Michael Govan: Our discussion was not about how the building would look—that’s Peter’s job—but about transparency and combining the intimacy of a small museum with the excitement of a big one. In contrast to the Louvre or the Art Institute of Chicago, the size is manageable. You could follow a linear course, as in a Beaux Arts museum, but it’s more likely that people will make detours. The building curls back on itself so you can wander and come back to a familiar place, and you know how far you have to go—as on Frederick Olmsted’s curving paths in New York’s Central Park.
Peter’s design breaks the grid of the city and relates to both its orthogonal and free-form neighbors. Remove all the buildings from the site and you have a buried square, an irregularly shaped lake and a building by Bruce Goff that’s based on a lotus leaf. Two of the three are non-rectilinear. There will be staircases and elevators at either end, and a theater on the south end across Wilshire. The base of the towers serve different roles—café, bookshop, education and the Rifkind Center. Permeability and openness are returned to the park. We’re planning a drought-resistant desert garden—no more English lawns. What’s best is the variety of places to go—outdoor sculpture, jazz concert, restaurant, palm grove, Urban Light, Levitated Mass. Tony Smith’s Smoke will stay close to where it is, but outdoors with a roof canopy. We want to keep what we’ve created—a living room for Los Angeles.
Since this is being built in the twenty-first century and most other major museums are a hundred years old, we should create a form that no one has ever seen before. We have a collection from many cultures, points of view and models of time. Rem’s plan was a linear model, a Cartesian time grid. In Asian and ancient American cultures time is circular, and the grid is no longer neutral in non-European contexts.
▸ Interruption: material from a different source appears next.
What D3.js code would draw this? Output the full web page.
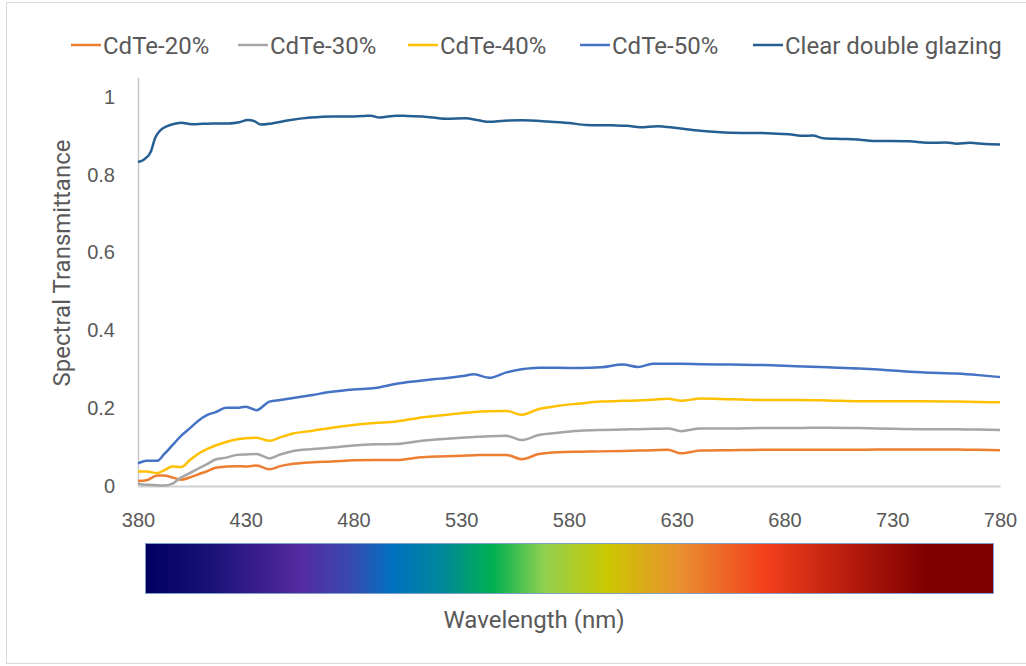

What is monotonous about the museum experience and makes people feel tired is the evenness of each room. Peter and I share a bias toward the alternation of spareness and density in the installation of artworks, which imparts energy and a rhythm. Each of these seven museums will have its own character. We asked Peter to design a museum in which we could rotate objects. Slow-motion rotation and small temporary exhibitions. In a Beaux Arts museum, when you close down the central gallery, you close off the whole floor. If I rehang one of these seven enclosures, it doesn’t affect the patterns of circulation. A nonhierarchical arrangement of cultures allows the curators to present many stories over a period of time. This will offer the most up-to-date sense of art history. There’s a constantly shifting way to tell stories, no one best way. Blur the distinction between what you borrowed and what you own. We wanted an infrastructure that allows that.
What excites me about museums is the range of possibilities. We built two Renzo Piano buildings that are flexible white boxes—much like Dia Beacon in NewYork, which is a converted factory. But some of the deepest experiences I’ve had have been in repurposed old buildings with stone walls that don’t move, where you are constrained by history. This campus is big enough to strike a balance between fixed and flexible. There’s no one way to build a museum, and you want to offer a range of experiences. Peter has created a brilliant new-old building. Older objects always look out of place against Sheetrock, whereas if you’re designing new walls for every show, it’s always a new experience. People are going to be fighting each other to work in this building.